Bearish divergences occur when the price of an asset reaches higher highs but a technical indicator creates lower highs. A commonly used technical indicator in monitoring divergences is RSI. A bearish divergence with RSI may indicate that price acceleration is weakening possibly due to less buyers as the price inches up.

For Bitcoin, bearish divergences at the DAILY timeframe have been indicative of an upcoming consolidation or correction.

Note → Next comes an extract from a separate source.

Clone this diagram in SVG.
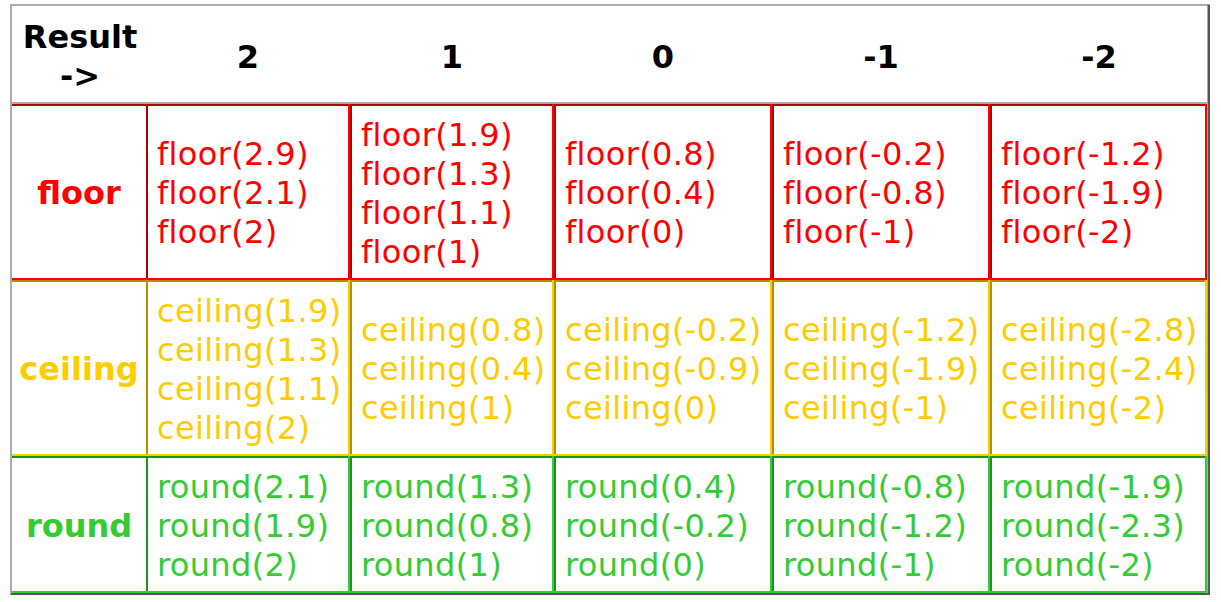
<svg xmlns="http://www.w3.org/2000/svg" width="1221" height="602" viewBox="0 0 1221 602">
<style>
text{font-family:"DejaVu Sans","Verdana",sans-serif;font-size:32px}
.h{font-weight:bold;fill:#000;text-anchor:middle}
.lb{font-weight:bold;text-anchor:middle}
.r,.y,.g{letter-spacing:0.35px}
.lb{letter-spacing:0}
.r{fill:#ff0000}.y{fill:#ffcc00}.g{fill:#33cc33}
.rd{fill:#b30000}.rb{fill:#ff0000}
.yd{fill:#b38f00}.yb{fill:#ffcc00}
.gd{fill:#238f23}.gb{fill:#33cc33}
.lt{fill:#ababab}.dk{fill:#555555}
</style>
<rect x="0" y="0" width="1221" height="602" fill="#ffffff"/>
<g id="table-frame">
<rect class="lt" x="10" y="4" width="1200" height="2"/>
<rect class="lt" x="10" y="4" width="2" height="591"/>
<rect class="dk" x="1207.5" y="5" width="2.5" height="590"/>
<rect class="dk" x="11" y="593" width="1199" height="2"/>
<rect class="lt" x="12" y="102" width="1195.5" height="2"/>
</g>
<g id="header">
<text class="h" x="80" y="48">Result</text>
<text class="h" x="80" y="87">-&gt;</text>
<text class="h" x="248" y="67.5">2</text>
<text class="h" x="452" y="67.5">1</text>
<text class="h" x="663" y="67.5">0</text>
<text class="h" x="881" y="67.5">-1</text>
<text class="h" x="1099" y="67.5">-2</text>
</g>
<g id="row-floor">
<g id="floor-label">
<rect class="rd" x="12" y="104" width="134" height="2"/>
<rect class="rb" x="12" y="278" width="134" height="2"/>
<text class="lb r" x="79" y="204">floor</text>
</g>
<g id="floor-2">
<rect class="rd" x="146" y="104" width="204" height="2"/><rect class="rd" x="146" y="104" width="2" height="176"/>
<rect class="rb" x="146" y="278" width="204" height="2"/><rect class="rb" x="348" y="104" width="2" height="176"/>
<text class="r" x="157" y="165">floor(2.9)</text><text class="r" x="157" y="204">floor(2.1)</text><text class="r" x="157" y="243">floor(2)</text>
</g>
<g id="floor-1">
<rect class="rd" x="350" y="104" width="204" height="2"/><rect class="rd" x="350" y="104" width="2" height="176"/>
<rect class="rb" x="350" y="278" width="204" height="2"/><rect class="rb" x="552" y="104" width="2" height="176"/>
<text class="r" x="361" y="145.5">floor(1.9)</text><text class="r" x="361" y="184.5">floor(1.3)</text><text class="r" x="361" y="223.5">floor(1.1)</text><text class="r" x="361" y="262.5">floor(1)</text>
</g>
<g id="floor-0">
<rect class="rd" x="554" y="104" width="218" height="2"/><rect class="rd" x="554" y="104" width="2" height="176"/>
<rect class="rb" x="554" y="278" width="218" height="2"/><rect class="rb" x="770" y="104" width="2" height="176"/>
<text class="r" x="565" y="165">floor(0.8)</text><text class="r" x="565" y="204">floor(0.4)</text><text class="r" x="565" y="243">floor(0)</text>
</g>
<g id="floor-m1">
<rect class="rd" x="772" y="104" width="218" height="2"/><rect class="rd" x="772" y="104" width="2" height="176"/>
<rect class="rb" x="772" y="278" width="218" height="2"/><rect class="rb" x="988" y="104" width="2" height="176"/>
<text class="r" x="783" y="165">floor(-0.2)</text><text class="r" x="783" y="204">floor(-0.8)</text><text class="r" x="783" y="243">floor(-1)</text>
</g>
<g id="floor-m2">
<rect class="rd" x="990" y="104" width="217" height="2"/><rect class="rd" x="990" y="104" width="2" height="176"/>
<rect class="rb" x="990" y="278" width="217" height="2"/><rect class="rb" x="1205" y="104" width="2" height="176"/>
<text class="r" x="1001" y="165">floor(-1.2)</text><text class="r" x="1001" y="204">floor(-1.9)</text><text class="r" x="1001" y="243">floor(-2)</text>
</g>
</g>
<g id="row-ceiling">
<g id="ceiling-label">
<rect class="yd" x="12" y="280" width="134" height="2"/>
<rect class="yb" x="12" y="454" width="134" height="2"/>
<text class="lb y" x="79" y="380">ceiling</text>
</g>
<g id="ceiling-2">
<rect class="yd" x="146" y="280" width="204" height="2"/><rect class="yd" x="146" y="280" width="2" height="176"/>
<rect class="yb" x="146" y="454" width="204" height="2"/><rect class="yb" x="348" y="280" width="2" height="176"/>
<text class="y" x="157" y="321.5">ceiling(1.9)</text><text class="y" x="157" y="360.5">ceiling(1.3)</text><text class="y" x="157" y="399.5">ceiling(1.1)</text><text class="y" x="157" y="438.5">ceiling(2)</text>
</g>
<g id="ceiling-1">
<rect class="yd" x="350" y="280" width="204" height="2"/><rect class="yd" x="350" y="280" width="2" height="176"/>
<rect class="yb" x="350" y="454" width="204" height="2"/><rect class="yb" x="552" y="280" width="2" height="176"/>
<text class="y" x="361" y="341">ceiling(0.8)</text><text class="y" x="361" y="380">ceiling(0.4)</text><text class="y" x="361" y="419">ceiling(1)</text>
</g>
<g id="ceiling-0">
<rect class="yd" x="554" y="280" width="218" height="2"/><rect class="yd" x="554" y="280" width="2" height="176"/>
<rect class="yb" x="554" y="454" width="218" height="2"/><rect class="yb" x="770" y="280" width="2" height="176"/>
<text class="y" x="565" y="341">ceiling(-0.2)</text><text class="y" x="565" y="380">ceiling(-0.9)</text><text class="y" x="565" y="419">ceiling(0)</text>
</g>
<g id="ceiling-m1">
<rect class="yd" x="772" y="280" width="218" height="2"/><rect class="yd" x="772" y="280" width="2" height="176"/>
<rect class="yb" x="772" y="454" width="218" height="2"/><rect class="yb" x="988" y="280" width="2" height="176"/>
<text class="y" x="783" y="341">ceiling(-1.2)</text><text class="y" x="783" y="380">ceiling(-1.9)</text><text class="y" x="783" y="419">ceiling(-1)</text>
</g>
<g id="ceiling-m2">
<rect class="yd" x="990" y="280" width="217" height="2"/><rect class="yd" x="990" y="280" width="2" height="176"/>
<rect class="yb" x="990" y="454" width="217" height="2"/><rect class="yb" x="1205" y="280" width="2" height="176"/>
<text class="y" x="1001" y="341">ceiling(-2.8)</text><text class="y" x="1001" y="380">ceiling(-2.4)</text><text class="y" x="1001" y="419">ceiling(-2)</text>
</g>
</g>
<g id="row-round">
<g id="round-label">
<rect class="gd" x="12" y="456" width="134" height="2"/>
<rect class="gb" x="12" y="591" width="134" height="2"/>
<text class="lb g" x="79" y="537">round</text>
</g>
<g id="round-2">
<rect class="gd" x="146" y="456" width="204" height="2"/><rect class="gd" x="146" y="456" width="2" height="137"/>
<rect class="gb" x="146" y="591" width="204" height="2"/><rect class="gb" x="348" y="456" width="2" height="137"/>
<text class="g" x="157" y="498">round(2.1)</text><text class="g" x="157" y="537">round(1.9)</text><text class="g" x="157" y="576">round(2)</text>
</g>
<g id="round-1">
<rect class="gd" x="350" y="456" width="204" height="2"/><rect class="gd" x="350" y="456" width="2" height="137"/>
<rect class="gb" x="350" y="591" width="204" height="2"/><rect class="gb" x="552" y="456" width="2" height="137"/>
<text class="g" x="361" y="498">round(1.3)</text><text class="g" x="361" y="537">round(0.8)</text><text class="g" x="361" y="576">round(1)</text>
</g>
<g id="round-0">
<rect class="gd" x="554" y="456" width="218" height="2"/><rect class="gd" x="554" y="456" width="2" height="137"/>
<rect class="gb" x="554" y="591" width="218" height="2"/><rect class="gb" x="770" y="456" width="2" height="137"/>
<text class="g" x="565" y="498">round(0.4)</text><text class="g" x="565" y="537">round(-0.2)</text><text class="g" x="565" y="576">round(0)</text>
</g>
<g id="round-m1">
<rect class="gd" x="772" y="456" width="218" height="2"/><rect class="gd" x="772" y="456" width="2" height="137"/>
<rect class="gb" x="772" y="591" width="218" height="2"/><rect class="gb" x="988" y="456" width="2" height="137"/>
<text class="g" x="783" y="498">round(-0.8)</text><text class="g" x="783" y="537">round(-1.2)</text><text class="g" x="783" y="576">round(-1)</text>
</g>
<g id="round-m2">
<rect class="gd" x="990" y="456" width="217" height="2"/><rect class="gd" x="990" y="456" width="2" height="137"/>
<rect class="gb" x="990" y="591" width="217" height="2"/><rect class="gb" x="1205" y="456" width="2" height="137"/>
<text class="g" x="1001" y="498">round(-1.9)</text><text class="g" x="1001" y="537">round(-2.3)</text><text class="g" x="1001" y="576">round(-2)</text>
</g>
</g>
</svg>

Take for instance this chart of BTC from March 2019 to September 2020. During this period, all bearish divergences in BTC were followed by corrections or consolidations that lasted for weeks to months.

BTCUSDT Bear divs.png

This, however, does not happen 100% of the time as seen last November 2020. The multiple bearish divergences formed from November to late December were invalidated by a strong uptrend that lasted for five months. That rarely happens, though.

BTCUSDT bear div invalidation.png

It should be emphasized that only divergences that occur at the DAILY timeframe at the LEAST were considered in this analysis. This is because the crypto market is highly volatile. Thus, intraday divergences occur frequently which can prematurely shake one out of a position. Furthermore, this analysis is a short to medium term analysis of the market.

As of now, among the top 20 cryptos by market cap, daily bearish divergences are now present in Bitcoin, Ethereum, Matic, Ada, Litecoin and Luna. This may suggest a maturing rally for the crypto space. Aside from bear divs, most coins are about to hit major resistances. It may not yet be the time to sell but traders should add to positions more cautiously at this time.

Disclaimer: This is not a financial advice. This post is meant for educational purposes only. DYOR.